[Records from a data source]
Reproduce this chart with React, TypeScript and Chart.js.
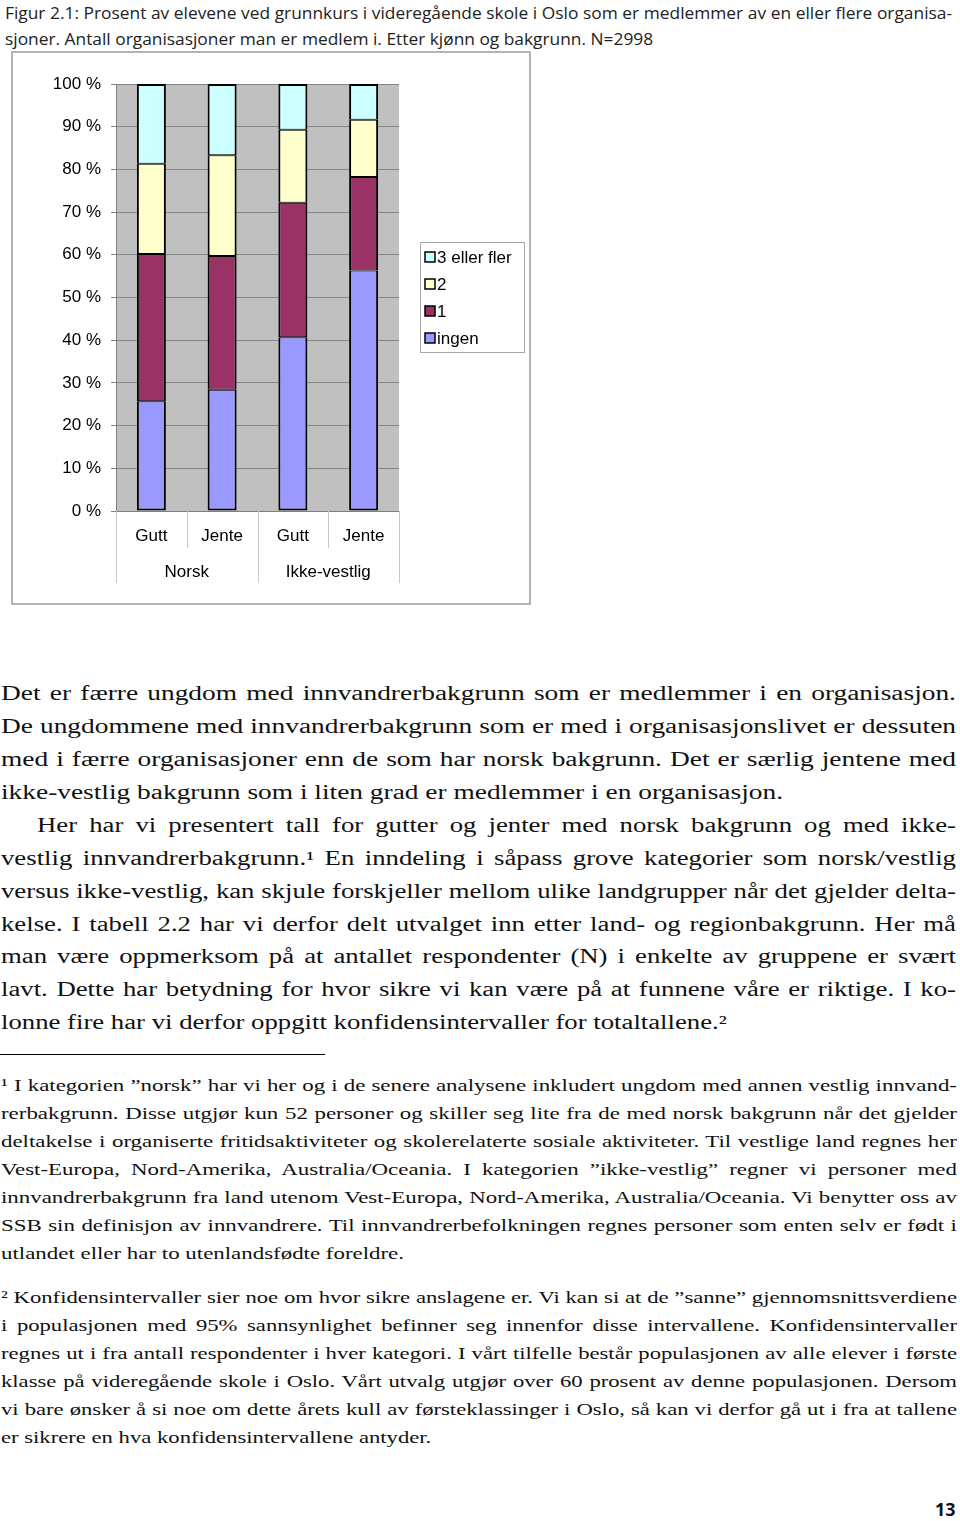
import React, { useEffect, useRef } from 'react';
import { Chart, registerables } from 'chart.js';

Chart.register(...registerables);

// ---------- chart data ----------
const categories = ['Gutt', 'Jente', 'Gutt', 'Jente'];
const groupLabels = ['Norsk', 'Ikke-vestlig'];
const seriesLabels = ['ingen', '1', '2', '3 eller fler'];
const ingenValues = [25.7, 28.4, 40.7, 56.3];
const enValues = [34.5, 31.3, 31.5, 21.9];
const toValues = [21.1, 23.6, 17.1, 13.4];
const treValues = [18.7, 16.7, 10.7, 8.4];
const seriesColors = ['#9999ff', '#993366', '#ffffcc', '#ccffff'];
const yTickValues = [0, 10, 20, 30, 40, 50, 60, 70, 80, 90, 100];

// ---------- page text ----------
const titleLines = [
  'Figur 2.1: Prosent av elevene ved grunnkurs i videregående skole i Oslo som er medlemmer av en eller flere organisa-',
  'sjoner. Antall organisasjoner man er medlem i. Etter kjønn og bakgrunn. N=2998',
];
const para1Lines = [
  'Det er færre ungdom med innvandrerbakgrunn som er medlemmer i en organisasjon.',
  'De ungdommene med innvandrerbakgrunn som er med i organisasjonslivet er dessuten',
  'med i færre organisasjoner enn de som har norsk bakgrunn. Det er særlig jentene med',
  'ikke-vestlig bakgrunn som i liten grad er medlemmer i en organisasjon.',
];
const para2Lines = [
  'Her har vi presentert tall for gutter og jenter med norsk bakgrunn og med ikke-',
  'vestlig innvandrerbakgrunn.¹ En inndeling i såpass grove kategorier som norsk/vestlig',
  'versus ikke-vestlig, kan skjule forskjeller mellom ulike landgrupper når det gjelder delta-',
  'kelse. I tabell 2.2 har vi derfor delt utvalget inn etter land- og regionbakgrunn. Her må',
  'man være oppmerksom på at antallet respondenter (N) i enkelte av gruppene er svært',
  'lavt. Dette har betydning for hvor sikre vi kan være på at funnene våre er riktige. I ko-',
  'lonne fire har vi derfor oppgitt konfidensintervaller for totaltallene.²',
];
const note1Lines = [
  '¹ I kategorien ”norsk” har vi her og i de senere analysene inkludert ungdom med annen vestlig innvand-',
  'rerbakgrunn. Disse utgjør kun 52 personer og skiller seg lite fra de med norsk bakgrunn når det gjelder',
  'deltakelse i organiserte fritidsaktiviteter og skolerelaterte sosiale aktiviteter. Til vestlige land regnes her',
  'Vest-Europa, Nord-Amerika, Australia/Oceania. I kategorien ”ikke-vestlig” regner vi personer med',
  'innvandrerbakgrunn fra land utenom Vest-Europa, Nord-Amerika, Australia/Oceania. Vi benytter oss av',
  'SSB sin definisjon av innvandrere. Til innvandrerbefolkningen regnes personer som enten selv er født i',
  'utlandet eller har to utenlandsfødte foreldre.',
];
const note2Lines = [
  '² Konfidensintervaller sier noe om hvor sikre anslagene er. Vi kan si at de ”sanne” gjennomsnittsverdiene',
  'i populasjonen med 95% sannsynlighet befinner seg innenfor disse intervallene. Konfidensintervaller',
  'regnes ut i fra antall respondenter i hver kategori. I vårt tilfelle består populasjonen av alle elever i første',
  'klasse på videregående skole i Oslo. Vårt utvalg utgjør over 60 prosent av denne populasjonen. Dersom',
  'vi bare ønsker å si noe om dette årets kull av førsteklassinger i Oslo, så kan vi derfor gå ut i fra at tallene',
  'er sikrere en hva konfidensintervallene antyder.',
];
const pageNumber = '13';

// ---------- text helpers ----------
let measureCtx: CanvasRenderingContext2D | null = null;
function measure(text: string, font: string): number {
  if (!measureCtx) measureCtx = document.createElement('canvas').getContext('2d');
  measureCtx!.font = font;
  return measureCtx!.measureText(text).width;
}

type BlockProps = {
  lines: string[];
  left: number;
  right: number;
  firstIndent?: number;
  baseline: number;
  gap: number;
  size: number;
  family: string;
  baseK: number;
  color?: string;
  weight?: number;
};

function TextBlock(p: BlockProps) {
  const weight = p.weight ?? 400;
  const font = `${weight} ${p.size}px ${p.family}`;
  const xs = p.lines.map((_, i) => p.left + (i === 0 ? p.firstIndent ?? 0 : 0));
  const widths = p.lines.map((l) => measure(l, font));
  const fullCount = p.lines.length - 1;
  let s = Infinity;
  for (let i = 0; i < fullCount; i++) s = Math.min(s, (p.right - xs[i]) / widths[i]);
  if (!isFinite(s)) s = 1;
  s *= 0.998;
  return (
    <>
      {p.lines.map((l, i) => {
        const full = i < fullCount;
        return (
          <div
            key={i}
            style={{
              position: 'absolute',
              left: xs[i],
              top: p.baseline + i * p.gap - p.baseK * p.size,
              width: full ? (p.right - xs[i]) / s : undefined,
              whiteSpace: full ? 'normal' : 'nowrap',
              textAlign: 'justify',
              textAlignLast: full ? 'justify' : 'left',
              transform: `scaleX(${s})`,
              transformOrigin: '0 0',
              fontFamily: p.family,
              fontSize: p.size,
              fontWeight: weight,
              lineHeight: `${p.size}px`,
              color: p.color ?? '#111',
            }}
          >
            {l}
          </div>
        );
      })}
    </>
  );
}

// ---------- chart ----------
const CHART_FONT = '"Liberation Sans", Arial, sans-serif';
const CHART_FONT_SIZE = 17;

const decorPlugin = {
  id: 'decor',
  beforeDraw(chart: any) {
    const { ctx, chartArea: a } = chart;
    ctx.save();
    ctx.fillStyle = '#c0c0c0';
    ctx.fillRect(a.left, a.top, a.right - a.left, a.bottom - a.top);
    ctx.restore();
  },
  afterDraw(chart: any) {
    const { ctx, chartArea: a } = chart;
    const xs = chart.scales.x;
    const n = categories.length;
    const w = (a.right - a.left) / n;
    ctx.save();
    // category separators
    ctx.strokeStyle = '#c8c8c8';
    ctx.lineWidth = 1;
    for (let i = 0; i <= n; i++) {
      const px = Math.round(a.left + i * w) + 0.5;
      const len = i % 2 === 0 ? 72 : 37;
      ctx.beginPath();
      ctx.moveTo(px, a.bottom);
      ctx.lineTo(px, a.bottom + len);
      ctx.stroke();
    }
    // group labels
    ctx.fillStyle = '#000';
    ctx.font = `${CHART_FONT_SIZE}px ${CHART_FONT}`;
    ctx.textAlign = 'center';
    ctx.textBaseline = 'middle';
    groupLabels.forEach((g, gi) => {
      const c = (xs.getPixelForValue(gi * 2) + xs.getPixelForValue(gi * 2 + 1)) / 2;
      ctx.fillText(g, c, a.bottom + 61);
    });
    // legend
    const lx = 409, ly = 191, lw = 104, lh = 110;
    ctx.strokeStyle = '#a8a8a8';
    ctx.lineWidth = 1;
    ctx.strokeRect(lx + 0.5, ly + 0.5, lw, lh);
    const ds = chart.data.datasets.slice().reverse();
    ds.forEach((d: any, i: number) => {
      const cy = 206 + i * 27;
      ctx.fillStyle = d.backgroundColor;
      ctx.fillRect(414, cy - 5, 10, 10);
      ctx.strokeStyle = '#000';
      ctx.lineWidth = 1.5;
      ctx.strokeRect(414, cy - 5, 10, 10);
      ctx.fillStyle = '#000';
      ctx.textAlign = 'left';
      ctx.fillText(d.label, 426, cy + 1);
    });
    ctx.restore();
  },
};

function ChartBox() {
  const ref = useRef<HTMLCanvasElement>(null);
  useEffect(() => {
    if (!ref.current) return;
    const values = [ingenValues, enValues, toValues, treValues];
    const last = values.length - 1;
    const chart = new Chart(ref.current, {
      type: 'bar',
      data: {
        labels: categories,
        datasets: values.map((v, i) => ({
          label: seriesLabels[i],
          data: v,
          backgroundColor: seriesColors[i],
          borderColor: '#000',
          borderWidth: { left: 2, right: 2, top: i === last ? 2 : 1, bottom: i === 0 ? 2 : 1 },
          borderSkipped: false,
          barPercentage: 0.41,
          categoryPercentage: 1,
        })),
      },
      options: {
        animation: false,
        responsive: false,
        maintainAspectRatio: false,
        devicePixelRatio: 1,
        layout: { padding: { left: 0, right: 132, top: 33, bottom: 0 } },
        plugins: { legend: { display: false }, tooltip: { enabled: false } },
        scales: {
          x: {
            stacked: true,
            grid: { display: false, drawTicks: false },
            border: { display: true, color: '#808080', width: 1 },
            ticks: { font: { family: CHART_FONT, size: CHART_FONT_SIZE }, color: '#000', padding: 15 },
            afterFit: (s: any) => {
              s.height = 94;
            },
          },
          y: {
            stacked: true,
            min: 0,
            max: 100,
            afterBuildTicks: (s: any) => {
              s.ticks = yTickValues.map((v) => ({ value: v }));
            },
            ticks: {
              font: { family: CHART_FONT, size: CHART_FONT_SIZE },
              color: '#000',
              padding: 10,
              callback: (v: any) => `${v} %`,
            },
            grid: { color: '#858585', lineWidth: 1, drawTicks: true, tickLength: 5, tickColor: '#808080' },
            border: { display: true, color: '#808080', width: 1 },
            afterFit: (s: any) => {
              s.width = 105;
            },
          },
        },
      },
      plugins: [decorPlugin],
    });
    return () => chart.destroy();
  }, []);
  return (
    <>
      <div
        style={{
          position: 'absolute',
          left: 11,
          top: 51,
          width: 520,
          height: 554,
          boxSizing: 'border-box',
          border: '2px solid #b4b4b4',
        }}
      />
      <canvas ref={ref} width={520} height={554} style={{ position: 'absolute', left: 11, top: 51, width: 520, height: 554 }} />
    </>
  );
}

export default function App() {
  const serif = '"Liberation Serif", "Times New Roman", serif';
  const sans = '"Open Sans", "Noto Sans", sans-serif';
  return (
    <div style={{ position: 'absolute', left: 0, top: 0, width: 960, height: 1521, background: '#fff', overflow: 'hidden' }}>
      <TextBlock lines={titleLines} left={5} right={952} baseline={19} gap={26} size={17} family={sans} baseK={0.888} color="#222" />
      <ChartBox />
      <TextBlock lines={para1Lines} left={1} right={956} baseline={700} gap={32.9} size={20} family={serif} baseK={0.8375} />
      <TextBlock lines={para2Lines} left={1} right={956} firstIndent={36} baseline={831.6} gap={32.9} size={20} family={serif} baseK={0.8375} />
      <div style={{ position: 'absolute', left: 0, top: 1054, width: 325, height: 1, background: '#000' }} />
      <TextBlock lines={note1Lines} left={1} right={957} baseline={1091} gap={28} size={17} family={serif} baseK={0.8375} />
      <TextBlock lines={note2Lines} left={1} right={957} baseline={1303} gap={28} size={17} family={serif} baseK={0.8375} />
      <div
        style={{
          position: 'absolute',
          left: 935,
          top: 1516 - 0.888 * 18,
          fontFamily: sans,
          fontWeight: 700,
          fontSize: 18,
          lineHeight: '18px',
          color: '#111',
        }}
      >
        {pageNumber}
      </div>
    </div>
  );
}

* * *

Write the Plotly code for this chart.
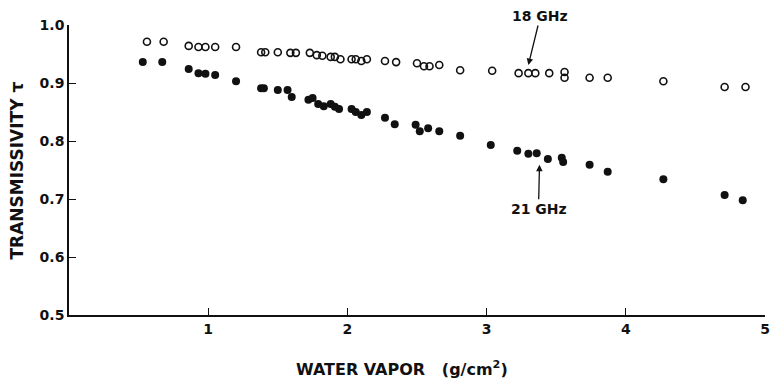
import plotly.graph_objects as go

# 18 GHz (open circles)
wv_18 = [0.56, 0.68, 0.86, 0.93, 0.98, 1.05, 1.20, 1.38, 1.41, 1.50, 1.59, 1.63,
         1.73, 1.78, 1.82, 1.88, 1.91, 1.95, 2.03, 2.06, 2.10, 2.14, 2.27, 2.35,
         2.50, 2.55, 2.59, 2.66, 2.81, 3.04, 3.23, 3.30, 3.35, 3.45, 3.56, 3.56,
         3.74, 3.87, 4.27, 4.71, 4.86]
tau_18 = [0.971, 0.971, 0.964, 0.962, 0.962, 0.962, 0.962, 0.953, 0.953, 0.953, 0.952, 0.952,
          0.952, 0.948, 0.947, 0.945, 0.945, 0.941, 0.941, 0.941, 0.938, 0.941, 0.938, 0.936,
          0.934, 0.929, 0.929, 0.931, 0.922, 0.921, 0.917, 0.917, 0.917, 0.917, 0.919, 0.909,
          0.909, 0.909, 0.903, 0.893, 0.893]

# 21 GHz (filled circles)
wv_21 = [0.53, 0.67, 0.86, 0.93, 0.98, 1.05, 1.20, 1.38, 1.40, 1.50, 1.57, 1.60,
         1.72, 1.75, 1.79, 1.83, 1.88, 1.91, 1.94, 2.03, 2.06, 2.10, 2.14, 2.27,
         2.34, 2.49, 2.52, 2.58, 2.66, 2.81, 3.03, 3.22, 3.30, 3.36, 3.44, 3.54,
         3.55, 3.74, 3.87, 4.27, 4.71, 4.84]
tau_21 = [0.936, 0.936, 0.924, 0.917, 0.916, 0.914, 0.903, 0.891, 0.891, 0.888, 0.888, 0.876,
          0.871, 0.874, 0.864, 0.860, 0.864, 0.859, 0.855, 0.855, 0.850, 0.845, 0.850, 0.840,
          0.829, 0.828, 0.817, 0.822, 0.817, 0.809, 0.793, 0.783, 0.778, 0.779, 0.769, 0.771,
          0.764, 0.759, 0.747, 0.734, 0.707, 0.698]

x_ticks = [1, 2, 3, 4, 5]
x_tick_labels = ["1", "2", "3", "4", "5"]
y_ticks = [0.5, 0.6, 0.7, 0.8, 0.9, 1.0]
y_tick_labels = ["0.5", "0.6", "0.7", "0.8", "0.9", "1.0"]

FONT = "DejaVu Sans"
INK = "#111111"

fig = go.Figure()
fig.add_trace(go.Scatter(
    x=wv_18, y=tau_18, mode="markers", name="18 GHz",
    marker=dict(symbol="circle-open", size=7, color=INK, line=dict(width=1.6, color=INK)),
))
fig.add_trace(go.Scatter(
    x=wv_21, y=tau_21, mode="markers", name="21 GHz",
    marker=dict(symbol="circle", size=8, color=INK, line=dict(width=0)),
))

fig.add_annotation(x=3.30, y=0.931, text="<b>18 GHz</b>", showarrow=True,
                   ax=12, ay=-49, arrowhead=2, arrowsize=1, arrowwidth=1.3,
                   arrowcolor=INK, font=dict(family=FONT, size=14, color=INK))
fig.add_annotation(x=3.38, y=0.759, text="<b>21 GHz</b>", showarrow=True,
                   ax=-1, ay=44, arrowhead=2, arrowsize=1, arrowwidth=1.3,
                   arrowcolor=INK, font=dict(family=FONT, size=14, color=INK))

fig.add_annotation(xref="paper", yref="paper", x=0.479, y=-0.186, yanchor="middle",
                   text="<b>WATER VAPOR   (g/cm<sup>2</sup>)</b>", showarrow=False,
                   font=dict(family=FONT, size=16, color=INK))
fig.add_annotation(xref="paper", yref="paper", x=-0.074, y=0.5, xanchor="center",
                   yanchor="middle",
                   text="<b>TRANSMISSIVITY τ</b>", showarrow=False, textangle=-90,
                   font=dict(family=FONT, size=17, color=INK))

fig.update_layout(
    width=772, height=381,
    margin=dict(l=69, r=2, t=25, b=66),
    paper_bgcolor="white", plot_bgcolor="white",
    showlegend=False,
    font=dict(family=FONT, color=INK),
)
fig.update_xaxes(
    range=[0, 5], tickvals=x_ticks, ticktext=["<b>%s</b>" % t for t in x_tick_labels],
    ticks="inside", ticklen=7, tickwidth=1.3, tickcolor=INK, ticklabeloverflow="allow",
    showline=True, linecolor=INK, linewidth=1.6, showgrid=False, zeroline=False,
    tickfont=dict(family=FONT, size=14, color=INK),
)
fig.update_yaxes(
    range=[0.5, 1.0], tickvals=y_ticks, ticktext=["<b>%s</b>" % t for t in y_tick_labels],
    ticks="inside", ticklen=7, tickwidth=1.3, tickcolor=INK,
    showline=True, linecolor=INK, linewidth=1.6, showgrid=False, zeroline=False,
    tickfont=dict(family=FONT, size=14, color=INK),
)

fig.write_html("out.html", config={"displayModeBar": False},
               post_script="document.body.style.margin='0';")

---

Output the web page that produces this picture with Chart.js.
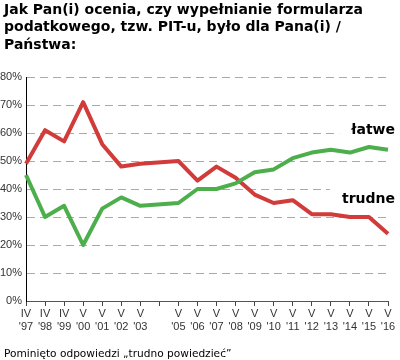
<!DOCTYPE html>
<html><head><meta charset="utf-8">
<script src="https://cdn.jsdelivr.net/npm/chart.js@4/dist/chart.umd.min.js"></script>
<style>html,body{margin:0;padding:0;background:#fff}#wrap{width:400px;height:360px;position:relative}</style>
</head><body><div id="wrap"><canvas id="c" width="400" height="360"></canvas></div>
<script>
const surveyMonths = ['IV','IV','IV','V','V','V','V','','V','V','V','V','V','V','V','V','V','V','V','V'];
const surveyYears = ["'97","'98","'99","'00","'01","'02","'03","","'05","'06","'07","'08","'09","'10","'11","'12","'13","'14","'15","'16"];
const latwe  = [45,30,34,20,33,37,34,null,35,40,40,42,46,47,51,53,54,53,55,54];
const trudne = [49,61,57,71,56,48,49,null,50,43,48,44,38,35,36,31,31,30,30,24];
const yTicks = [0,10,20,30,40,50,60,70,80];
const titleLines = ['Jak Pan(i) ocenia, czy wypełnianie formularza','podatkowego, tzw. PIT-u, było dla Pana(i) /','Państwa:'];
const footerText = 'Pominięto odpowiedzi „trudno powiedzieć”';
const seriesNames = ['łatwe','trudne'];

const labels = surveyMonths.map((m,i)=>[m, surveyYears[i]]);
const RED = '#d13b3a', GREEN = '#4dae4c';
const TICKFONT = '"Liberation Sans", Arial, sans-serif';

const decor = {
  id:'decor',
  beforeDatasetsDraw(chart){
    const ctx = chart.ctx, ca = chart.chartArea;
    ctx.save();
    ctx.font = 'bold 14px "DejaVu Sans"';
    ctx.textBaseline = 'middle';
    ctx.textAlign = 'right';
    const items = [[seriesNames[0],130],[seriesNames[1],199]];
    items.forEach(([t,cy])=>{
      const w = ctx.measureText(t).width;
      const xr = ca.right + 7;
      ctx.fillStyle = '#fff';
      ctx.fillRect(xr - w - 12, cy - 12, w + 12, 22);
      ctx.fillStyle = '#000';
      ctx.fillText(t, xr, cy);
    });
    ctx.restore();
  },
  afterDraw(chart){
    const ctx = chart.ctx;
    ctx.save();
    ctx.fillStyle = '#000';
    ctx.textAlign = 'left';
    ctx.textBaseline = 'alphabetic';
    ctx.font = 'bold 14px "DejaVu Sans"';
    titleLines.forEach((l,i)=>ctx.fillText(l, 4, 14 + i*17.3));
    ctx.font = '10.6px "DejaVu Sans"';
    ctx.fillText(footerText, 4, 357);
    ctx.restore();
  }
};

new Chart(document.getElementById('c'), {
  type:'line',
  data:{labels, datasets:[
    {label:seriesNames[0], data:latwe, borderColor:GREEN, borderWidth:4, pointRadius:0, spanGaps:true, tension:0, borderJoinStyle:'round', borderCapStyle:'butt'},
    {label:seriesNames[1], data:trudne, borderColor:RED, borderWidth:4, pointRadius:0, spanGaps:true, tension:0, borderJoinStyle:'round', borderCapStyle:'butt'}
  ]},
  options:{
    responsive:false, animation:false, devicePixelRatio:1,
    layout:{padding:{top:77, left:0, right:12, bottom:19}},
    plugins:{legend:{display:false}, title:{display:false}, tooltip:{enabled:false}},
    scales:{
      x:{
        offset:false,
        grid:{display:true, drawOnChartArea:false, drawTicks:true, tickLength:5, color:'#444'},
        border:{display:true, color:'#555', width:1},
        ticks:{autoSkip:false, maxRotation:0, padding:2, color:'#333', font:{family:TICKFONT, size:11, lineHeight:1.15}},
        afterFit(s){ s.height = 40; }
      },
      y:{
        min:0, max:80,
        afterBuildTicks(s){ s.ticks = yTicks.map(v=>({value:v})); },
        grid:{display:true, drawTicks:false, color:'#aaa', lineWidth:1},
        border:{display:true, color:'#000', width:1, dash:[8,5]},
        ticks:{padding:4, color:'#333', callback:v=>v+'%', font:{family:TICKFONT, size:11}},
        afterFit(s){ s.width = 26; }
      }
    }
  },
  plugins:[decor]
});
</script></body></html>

Task statement ::
Look above for the line with "Output the web"; quote it and every line after it, stopping after the line with "const seriesNames = ['łatwe','trudne'];", exactly, with nothing added and without pictures.

Result ::
Output the web page that produces this picture with Chart.js.
<!DOCTYPE html>
<html><head><meta charset="utf-8">
<script src="https://cdn.jsdelivr.net/npm/chart.js@4/dist/chart.umd.min.js"></script>
<style>html,body{margin:0;padding:0;background:#fff}#wrap{width:400px;height:360px;position:relative}</style>
</head><body><div id="wrap"><canvas id="c" width="400" height="360"></canvas></div>
<script>
const surveyMonths = ['IV','IV','IV','V','V','V','V','','V','V','V','V','V','V','V','V','V','V','V','V'];
const surveyYears = ["'97","'98","'99","'00","'01","'02","'03","","'05","'06","'07","'08","'09","'10","'11","'12","'13","'14","'15","'16"];
const latwe  = [45,30,34,20,33,37,34,null,35,40,40,42,46,47,51,53,54,53,55,54];
const trudne = [49,61,57,71,56,48,49,null,50,43,48,44,38,35,36,31,31,30,30,24];
const yTicks = [0,10,20,30,40,50,60,70,80];
const titleLines = ['Jak Pan(i) ocenia, czy wypełnianie formularza','podatkowego, tzw. PIT-u, było dla Pana(i) /','Państwa:'];
const footerText = 'Pominięto odpowiedzi „trudno powiedzieć”';
const seriesNames = ['łatwe','trudne'];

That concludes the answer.